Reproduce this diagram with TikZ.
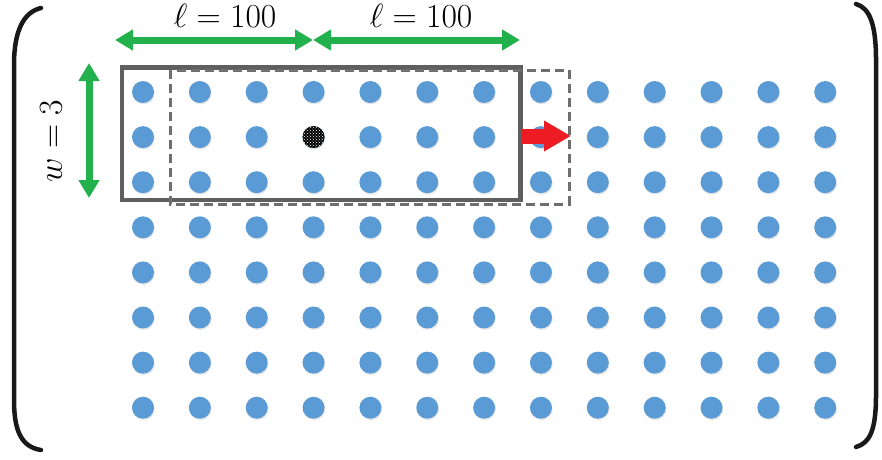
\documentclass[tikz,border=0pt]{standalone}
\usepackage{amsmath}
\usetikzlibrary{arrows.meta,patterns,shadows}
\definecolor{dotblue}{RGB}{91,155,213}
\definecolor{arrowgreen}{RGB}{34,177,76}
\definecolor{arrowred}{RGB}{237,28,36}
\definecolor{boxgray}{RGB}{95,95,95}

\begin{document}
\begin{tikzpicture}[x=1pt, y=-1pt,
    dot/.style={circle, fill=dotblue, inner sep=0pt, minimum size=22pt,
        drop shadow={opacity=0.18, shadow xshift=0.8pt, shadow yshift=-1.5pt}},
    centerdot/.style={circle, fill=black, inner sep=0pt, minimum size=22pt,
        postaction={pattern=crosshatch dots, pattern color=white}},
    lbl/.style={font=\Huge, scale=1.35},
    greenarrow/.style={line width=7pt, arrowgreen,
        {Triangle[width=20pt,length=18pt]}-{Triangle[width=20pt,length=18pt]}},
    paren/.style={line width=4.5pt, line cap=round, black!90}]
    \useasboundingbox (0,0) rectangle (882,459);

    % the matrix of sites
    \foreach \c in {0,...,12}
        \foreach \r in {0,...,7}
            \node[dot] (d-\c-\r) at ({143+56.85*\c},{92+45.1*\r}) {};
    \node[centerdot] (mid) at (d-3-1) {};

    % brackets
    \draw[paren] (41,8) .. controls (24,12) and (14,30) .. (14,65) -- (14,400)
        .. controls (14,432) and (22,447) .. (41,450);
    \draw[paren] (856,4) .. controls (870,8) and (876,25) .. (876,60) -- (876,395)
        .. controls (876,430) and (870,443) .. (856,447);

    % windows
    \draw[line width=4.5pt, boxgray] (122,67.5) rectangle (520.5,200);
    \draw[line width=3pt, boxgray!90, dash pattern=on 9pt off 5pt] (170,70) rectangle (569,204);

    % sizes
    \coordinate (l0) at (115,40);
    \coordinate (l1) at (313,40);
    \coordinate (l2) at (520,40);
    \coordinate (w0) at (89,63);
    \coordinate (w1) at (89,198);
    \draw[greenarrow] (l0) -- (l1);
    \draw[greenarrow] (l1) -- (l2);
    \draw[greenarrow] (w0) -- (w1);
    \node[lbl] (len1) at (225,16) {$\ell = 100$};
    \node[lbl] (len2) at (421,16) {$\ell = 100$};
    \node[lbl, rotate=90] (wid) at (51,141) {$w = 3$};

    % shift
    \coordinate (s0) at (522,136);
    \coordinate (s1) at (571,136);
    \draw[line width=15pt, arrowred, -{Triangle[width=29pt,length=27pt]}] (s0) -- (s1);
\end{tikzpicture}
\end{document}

### DO THIS
From start to finish, output the listing exactly, but omit its pictures.

### COMPLETED EXERCISE
Reproduce this diagram with TikZ.
\documentclass[tikz,border=0pt]{standalone}
\usepackage{amsmath}
\usetikzlibrary{arrows.meta,patterns,shadows}
\definecolor{dotblue}{RGB}{91,155,213}
\definecolor{arrowgreen}{RGB}{34,177,76}
\definecolor{arrowred}{RGB}{237,28,36}
\definecolor{boxgray}{RGB}{95,95,95}

\begin{document}
\begin{tikzpicture}[x=1pt, y=-1pt,
    dot/.style={circle, fill=dotblue, inner sep=0pt, minimum size=22pt,
        drop shadow={opacity=0.18, shadow xshift=0.8pt, shadow yshift=-1.5pt}},
    centerdot/.style={circle, fill=black, inner sep=0pt, minimum size=22pt,
        postaction={pattern=crosshatch dots, pattern color=white}},
    lbl/.style={font=\Huge, scale=1.35},
    greenarrow/.style={line width=7pt, arrowgreen,
        {Triangle[width=20pt,length=18pt]}-{Triangle[width=20pt,length=18pt]}},
    paren/.style={line width=4.5pt, line cap=round, black!90}]
    \useasboundingbox (0,0) rectangle (882,459);

    % the matrix of sites
    \foreach \c in {0,...,12}
        \foreach \r in {0,...,7}
            \node[dot] (d-\c-\r) at ({143+56.85*\c},{92+45.1*\r}) {};
    \node[centerdot] (mid) at (d-3-1) {};

    % brackets
    \draw[paren] (41,8) .. controls (24,12) and (14,30) .. (14,65) -- (14,400)
        .. controls (14,432) and (22,447) .. (41,450);
    \draw[paren] (856,4) .. controls (870,8) and (876,25) .. (876,60) -- (876,395)
        .. controls (876,430) and (870,443) .. (856,447);

    % windows
    \draw[line width=4.5pt, boxgray] (122,67.5) rectangle (520.5,200);
    \draw[line width=3pt, boxgray!90, dash pattern=on 9pt off 5pt] (170,70) rectangle (569,204);

    % sizes
    \coordinate (l0) at (115,40);
    \coordinate (l1) at (313,40);
    \coordinate (l2) at (520,40);
    \coordinate (w0) at (89,63);
    \coordinate (w1) at (89,198);
    \draw[greenarrow] (l0) -- (l1);
    \draw[greenarrow] (l1) -- (l2);
    \draw[greenarrow] (w0) -- (w1);
    \node[lbl] (len1) at (225,16) {$\ell = 100$};
    \node[lbl] (len2) at (421,16) {$\ell = 100$};
    \node[lbl, rotate=90] (wid) at (51,141) {$w = 3$};

    % shift
    \coordinate (s0) at (522,136);
    \coordinate (s1) at (571,136);
    \draw[line width=15pt, arrowred, -{Triangle[width=29pt,length=27pt]}] (s0) -- (s1);
\end{tikzpicture}
\end{document}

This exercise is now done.